Proof. If $x \in X$ had $\geq 2$ edges in $M$, then $f^{out}(x) \geq 2$ (by Lemma 3). But $c(s,x) = 1$ means $f^{in}(x) \leq 1$, contradicting flow conservation. ∎

Lemma 6. Each $Y$ node is incident to at most one edge of $M$. (Same argument as Lemma 5.)

Theorem 3. The algorithm returns a maximum bipartite matching. (Follows from Lemmas 4, 5, and 6.)


Time Complexity

Theorem 4. The algorithm runs in $O((m+n)n)$ time.

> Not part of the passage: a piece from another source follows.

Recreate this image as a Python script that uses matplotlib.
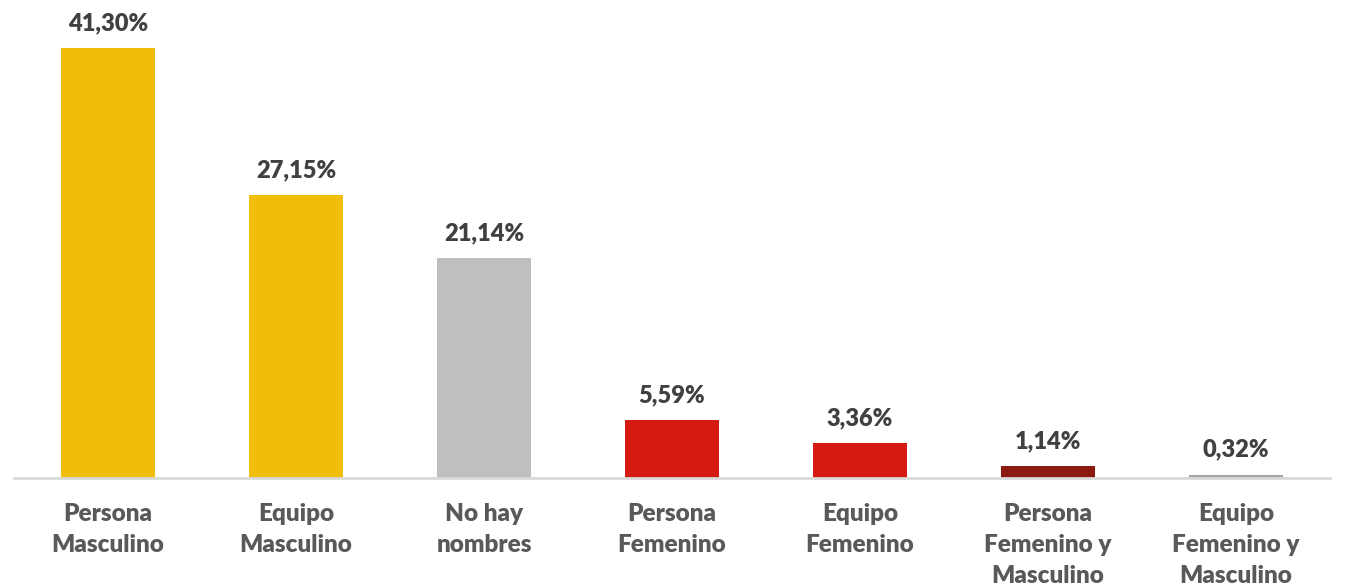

Proof. The constructed network has $n+2$ vertices and $m+n$ edges. Ford-Fulkerson computes integer flow in $O(m’ \cdot \lvert X\rvert) = O((m+n)n)$ time. ∎


Alternating Paths

Viewed from the bipartite matching perspective, each Ford-Fulkerson iteration finds an alternating path:

  • Alternates between $X$ and $Y$, using matched ($f \neq 0$) and unmatched edges alternately.
  • First and last edges are both unmatched.
  • Flipping matched/unmatched status along the path increases the matching size by 1.

An algorithm can directly search for alternating paths without explicitly constructing the flow network.